Nowadays, of course, The Rockford Files can also be enjoyed as a historical document; an extended tour around the ugly, low-rise sprawl of LA in the seventies, with occasional excursions into the deserts and orange-groves around it. Rockford's Califonia now seems as far-off as Philip Marlowe's, although the fashions of its time are much harder to like; weird knitwear, huge hair and high-waisted loon-pants abound, and lapels like those on James Garner's sports jackets have since been banned under strategic arms limitations treaties. Over it all hangs the spectre of Organised Crime. Was this a particular concern in the US during the '70s, or just a handy plot device? At any rate, gorillas from the mob are frequent visitors to Rockford's trailer, where they force him into their enormously wide, low cars and drive him off to meet sinister kingpins in deserted industrial buildings. Happily he always escapes, and then there is a car chase, in which vehicles the size of small European countries pursue each other through the streets to the sound of squealing brakes (or at least to the sound of a record of squealing brakes, and it sounds suspiciously as if the sound-effects department owns just the one). But don't let the car-chases or the odd murder fool you; The Rockford Files is comfort telly; it's usually sunny, it's usually funny, and the worst that generally happens is that another client wriggles out of paying their $200-a-day. They don't make them like this any more***, but that doesn't matter, because it ran to about six series and assorted TV movies. That should keep me going for a good few years yet.
*I expect it's repeated endlessly on ITV2 or somewhere, too.
**And sure enough, I do now own an answerphone. But I always forget to switch it on.
*** No, they really don't: a recent attempt to do a re-make has gone no further than a pilot show. Which is probably good news because it Wouldn't Be The Same.
Dr Johnson observed that 'Every man thinks meanly of himself for not having been a soldier', and I suppose that there may still be a certain truth in that. But he would have been on firmer ground if he had said, 'Every man thinks meanly of himself for not having spent the mid-to-late 1970s as an L.A Private Eye operating out of a trailer parked on the beach at Malibu'. This is the only way that I can explain the peculiar watchability of long-running lightweight detective drama The Rockford Files, DVDs of which have been filling empty evenings very amiably lately here at the Bee Hive*.
The first thing that I should say about The Rockford Files is that, in many ways, it's Not Really Very Good.

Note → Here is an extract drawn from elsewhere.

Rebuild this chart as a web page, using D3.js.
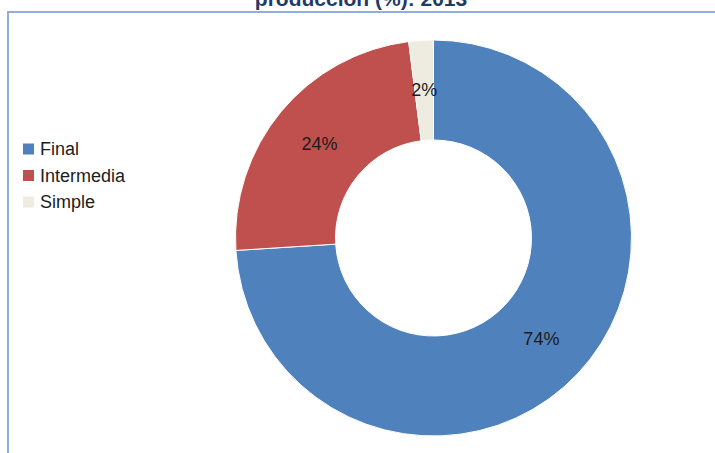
<!DOCTYPE html>
<html>
<head>
<meta charset="utf-8">
<script src="https://cdn.jsdelivr.net/npm/d3@7"></script>
<style>
  body { margin: 0; background: #fff; }
  svg { display: block; font-family: "Liberation Sans", Arial, sans-serif; }
</style>
</head>
<body>
<svg id="chart" width="715" height="453"></svg>
<script>
var categories = ["Final", "Intermedia", "Simple"];
var values = [74, 24, 2];
var labels = ["74%", "24%", "2%"];
var colors = ["#4F81BD", "#C0504D", "#EEECE1"];

var svg = d3.select("#chart");

// title, cut off at the top like the scanned page
svg.append("text")
    .attr("x", 361)
    .attr("y", 6)
    .attr("text-anchor", "middle")
    .attr("font-size", 21)
    .attr("font-weight", "bold")
    .attr("fill", "#1F3A66")
    .text("producción (%): 2013");

// frame (top and left edge only visible)
svg.append("path")
    .attr("d", "M8,453 L8,12 L715,12")
    .attr("fill", "none")
    .attr("stroke", "#93ACD8")
    .attr("stroke-width", 2);

var cx = 433.5, cy = 238, rOuter = 198, rInner = 98;

var data = categories.map(function (c, i) {
    return { name: c, value: values[i], label: labels[i], color: colors[i] };
});

var pie = d3.pie()
    .sort(null)
    .value(function (d) { return d.value; });

var arc = d3.arc()
    .innerRadius(rInner)
    .outerRadius(rOuter);

var g = svg.append("g")
    .attr("transform", "translate(" + cx + "," + cy + ")");

var slices = g.selectAll("g.slice")
    .data(pie(data))
    .enter()
    .append("g")
        .attr("class", "slice");

slices.append("path")
    .attr("d", arc)
    .attr("fill", function (d) { return d.data.color; })
    .attr("stroke", "#fff")
    .attr("stroke-width", 1);

slices.append("text")
    .attr("transform", function (d) {
        return "translate(" + arc.centroid(d) + ")";
    })
    .attr("text-anchor", "middle")
    .attr("dominant-baseline", "central")
    .attr("font-size", 18)
    .attr("fill", "#1c1c1c")
    .text(function (d) { return d.data.label; });

// legend
var legend = svg.append("g")
    .attr("transform", "translate(23,149)");

var item = legend.selectAll("g.item")
    .data(data)
    .enter()
    .append("g")
        .attr("class", "item")
        .attr("transform", function (d, i) {
            return "translate(0," + (i * 26.5) + ")";
        });

item.append("rect")
    .attr("x", 0)
    .attr("y", -5.5)
    .attr("width", 11)
    .attr("height", 11)
    .attr("fill", function (d) { return d.color; });

item.append("text")
    .attr("x", 17)
    .attr("y", 0)
    .attr("dominant-baseline", "central")
    .attr("font-size", 18)
    .attr("fill", "#1c1c1c")
    .text(function (d) { return d.name; });
</script>
</body>
</html>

The concept is just Chandler with the corners smoothed off, the plots are repetitive and sometimes lazy; the writing is unspectacular, and the pace (especially in the well-padded two-parters) is often sluggish. But none of this really matters, because the programme has a curious charm which somehow makes you ignore all these things.
At its heart, of course, is James Garner, who could probably have been one of Hollywood's great leading men if he'd been born a decade or two earlier, but arrived in the age of the anti-hero and the collapse of the studio system and ended up on telly instead. As ex-con turned P.I Jim Rockford he's supremely likeable; a would-be cynical, would-be tough guy with a heart of gold and a nice way with a one-liner. (In some ways he's rather like Harrison Ford. You could easily imagine him playing Indiana Jones.) The rest of the regular cast (especially Noah Beery as his dad) are all likeable enough too, and there are frequent-ish cameos from stars on their way up (or down): Ned Beatty, Isaac Hayes, Joseph Cotten, and Tom Selleck all pop up at one time or another, along with lots of those faces that make you go, "Ooh, it's him out of, you know, thing..."
And despite the routine plots, Jim Rockford is about as believable as 'seventies TV detectives ever got. He's consistently short of money (it's a recurring joke that he almost never seems to get paid for his cases); he rarely gets the girl; he usually tries to talk his way out of trouble rather than resort to violence (he does own a gun, but not a license for it, and it stays at his trailer, in the biscuit tin). I first encountered him in the early 80's, an era when American TV tended towards aspirational fantasies about the super-rich, and he always seemed appealingly down-to-earth. The exotic aspects of his life (the trailer in Malibu, the answerphone, the beautiful lawyer friend, the whole private eye thing) all seemed like things I might actually have one day**.
Nowadays, of course, The Rockford Files can also be enjoyed as a historical document; an extended tour around the ugly, low-rise sprawl of LA in the seventies, with occasional excursions into the deserts and orange-groves around it. Rockford's Califonia now seems as far-off as Philip Marlowe's, although the fashions of its time are much harder to like; weird knitwear, huge hair and high-waisted loon-pants abound, and lapels like those on James Garner's sports jackets have since been banned under strategic arms limitations treaties. Over it all hangs the spectre of Organised Crime. Was this a particular concern in the US during the '70s, or just a handy plot device? At any rate, gorillas from the mob are frequent visitors to Rockford's trailer, where they force him into their enormously wide, low cars and drive him off to meet sinister kingpins in deserted industrial buildings. Happily he always escapes, and then there is a car chase, in which vehicles the size of small European countries pursue each other through the streets to the sound of squealing brakes (or at least to the sound of a record of squealing brakes, and it sounds suspiciously as if the sound-effects department owns just the one). But don't let the car-chases or the odd murder fool you; The Rockford Files is comfort telly; it's usually sunny, it's usually funny, and the worst that generally happens is that another client wriggles out of paying their $200-a-day. They don't make them like this any more***, but that doesn't matter, because it ran to about six series and assorted TV movies. That should keep me going for a good few years yet.
*I expect it's repeated endlessly on ITV2 or somewhere, too.
**And sure enough, I do now own an answerphone. But I always forget to switch it on.
*** No, they really don't: a recent attempt to do a re-make has gone no further than a pilot show. Which is probably good news because it Wouldn't Be The Same.
1 comment:
For some reason the 'comments box isn't working on this post: Paul Waters sent this by Beemail:
I used to include this question when I set quizzes: What is my favourite television programme? The answer is the subject of your post.
It was a fair question, because The Rockford Files was so good.
Except that, as you explain above, it wasn't really that good. Or it shouldn't have been that good. Too soft. Little grit.
But there was something about it - the mood I suppose. It's one of those things that always lifts your spirits - to hear the opening sequence and music is to be possessed of a lighter soul in a brighter day.
That's just how it is.
If there's a list of things that shouldn't be good, but are - Jim Rockford and Rocky should be sitting comfortably at the top.